▶ _Instruction_
Return the lines below exactly, from the first line to the line that contains "(bus) at (16.6,9.0);". Leave out pictures.

******************************

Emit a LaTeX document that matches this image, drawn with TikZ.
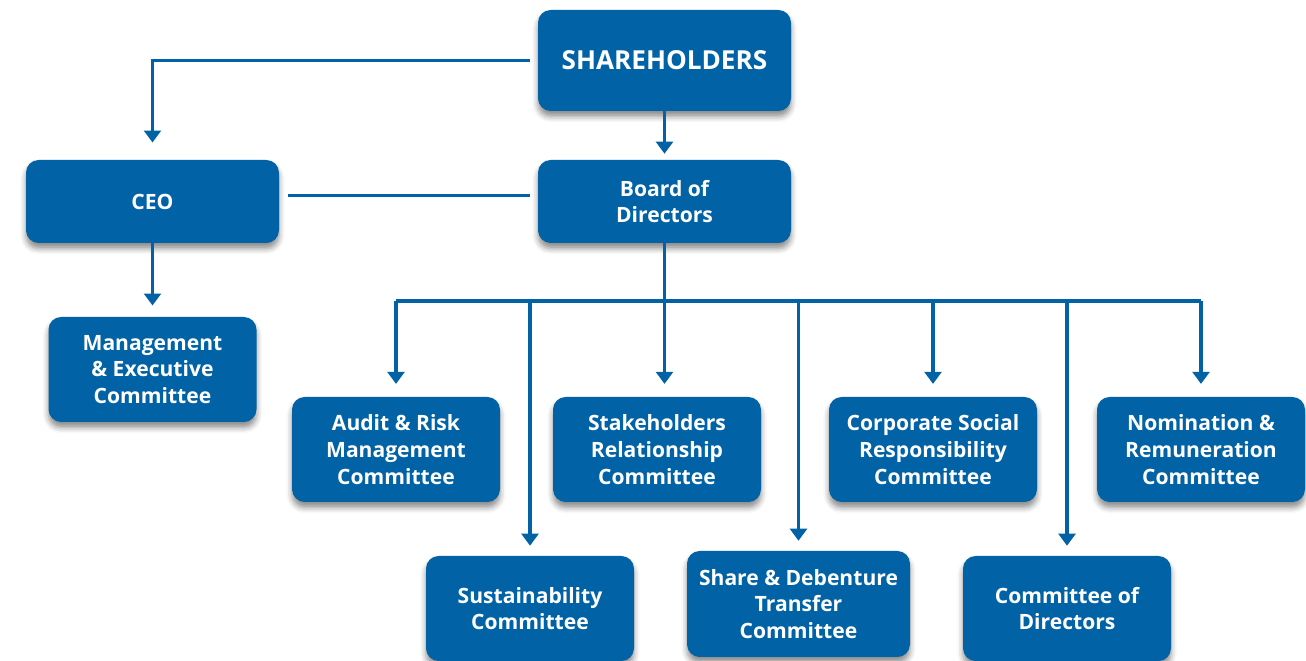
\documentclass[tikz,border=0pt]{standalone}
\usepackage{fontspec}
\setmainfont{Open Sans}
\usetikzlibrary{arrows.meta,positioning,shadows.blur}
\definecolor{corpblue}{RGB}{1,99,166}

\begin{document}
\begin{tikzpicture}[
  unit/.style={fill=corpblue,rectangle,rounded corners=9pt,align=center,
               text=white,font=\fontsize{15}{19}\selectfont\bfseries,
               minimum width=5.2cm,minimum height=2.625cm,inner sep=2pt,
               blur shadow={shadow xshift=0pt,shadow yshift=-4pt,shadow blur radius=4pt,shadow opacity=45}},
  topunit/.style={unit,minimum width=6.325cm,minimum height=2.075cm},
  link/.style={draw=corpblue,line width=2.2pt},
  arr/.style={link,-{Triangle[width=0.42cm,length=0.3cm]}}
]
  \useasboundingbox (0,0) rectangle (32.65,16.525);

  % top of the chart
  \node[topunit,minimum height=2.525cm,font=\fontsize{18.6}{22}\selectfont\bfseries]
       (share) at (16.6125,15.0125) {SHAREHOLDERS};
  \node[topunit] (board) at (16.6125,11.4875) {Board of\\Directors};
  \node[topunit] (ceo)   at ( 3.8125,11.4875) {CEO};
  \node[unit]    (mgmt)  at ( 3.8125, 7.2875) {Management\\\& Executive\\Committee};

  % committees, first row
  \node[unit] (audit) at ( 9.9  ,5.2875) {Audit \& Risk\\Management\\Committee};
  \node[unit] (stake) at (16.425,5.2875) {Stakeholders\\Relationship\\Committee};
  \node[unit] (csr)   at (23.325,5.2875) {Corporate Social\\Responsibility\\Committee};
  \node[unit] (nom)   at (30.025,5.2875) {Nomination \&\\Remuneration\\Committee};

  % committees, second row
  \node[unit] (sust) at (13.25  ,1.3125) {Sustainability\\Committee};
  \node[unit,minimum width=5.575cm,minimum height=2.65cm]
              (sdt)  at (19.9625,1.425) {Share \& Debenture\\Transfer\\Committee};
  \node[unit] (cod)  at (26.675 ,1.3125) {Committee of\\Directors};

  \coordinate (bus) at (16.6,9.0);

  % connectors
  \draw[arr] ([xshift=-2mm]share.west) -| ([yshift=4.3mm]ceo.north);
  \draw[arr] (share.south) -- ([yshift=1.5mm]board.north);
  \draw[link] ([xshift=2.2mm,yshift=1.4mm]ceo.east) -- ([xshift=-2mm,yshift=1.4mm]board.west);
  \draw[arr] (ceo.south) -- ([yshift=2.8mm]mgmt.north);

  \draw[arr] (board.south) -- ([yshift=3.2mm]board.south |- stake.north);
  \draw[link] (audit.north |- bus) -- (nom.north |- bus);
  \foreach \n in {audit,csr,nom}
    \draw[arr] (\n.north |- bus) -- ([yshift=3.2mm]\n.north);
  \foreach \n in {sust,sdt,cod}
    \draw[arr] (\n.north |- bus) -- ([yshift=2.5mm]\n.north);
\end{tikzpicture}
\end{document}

******************************

▶ _Solution to this exercise_
Emit a LaTeX document that matches this image, drawn with TikZ.
\documentclass[tikz,border=0pt]{standalone}
\usepackage{fontspec}
\setmainfont{Open Sans}
\usetikzlibrary{arrows.meta,positioning,shadows.blur}
\definecolor{corpblue}{RGB}{1,99,166}

\begin{document}
\begin{tikzpicture}[
  unit/.style={fill=corpblue,rectangle,rounded corners=9pt,align=center,
               text=white,font=\fontsize{15}{19}\selectfont\bfseries,
               minimum width=5.2cm,minimum height=2.625cm,inner sep=2pt,
               blur shadow={shadow xshift=0pt,shadow yshift=-4pt,shadow blur radius=4pt,shadow opacity=45}},
  topunit/.style={unit,minimum width=6.325cm,minimum height=2.075cm},
  link/.style={draw=corpblue,line width=2.2pt},
  arr/.style={link,-{Triangle[width=0.42cm,length=0.3cm]}}
]
  \useasboundingbox (0,0) rectangle (32.65,16.525);

  % top of the chart
  \node[topunit,minimum height=2.525cm,font=\fontsize{18.6}{22}\selectfont\bfseries]
       (share) at (16.6125,15.0125) {SHAREHOLDERS};
  \node[topunit] (board) at (16.6125,11.4875) {Board of\\Directors};
  \node[topunit] (ceo)   at ( 3.8125,11.4875) {CEO};
  \node[unit]    (mgmt)  at ( 3.8125, 7.2875) {Management\\\& Executive\\Committee};

  % committees, first row
  \node[unit] (audit) at ( 9.9  ,5.2875) {Audit \& Risk\\Management\\Committee};
  \node[unit] (stake) at (16.425,5.2875) {Stakeholders\\Relationship\\Committee};
  \node[unit] (csr)   at (23.325,5.2875) {Corporate Social\\Responsibility\\Committee};
  \node[unit] (nom)   at (30.025,5.2875) {Nomination \&\\Remuneration\\Committee};

  % committees, second row
  \node[unit] (sust) at (13.25  ,1.3125) {Sustainability\\Committee};
  \node[unit,minimum width=5.575cm,minimum height=2.65cm]
              (sdt)  at (19.9625,1.425) {Share \& Debenture\\Transfer\\Committee};
  \node[unit] (cod)  at (26.675 ,1.3125) {Committee of\\Directors};

  \coordinate (bus) at (16.6,9.0);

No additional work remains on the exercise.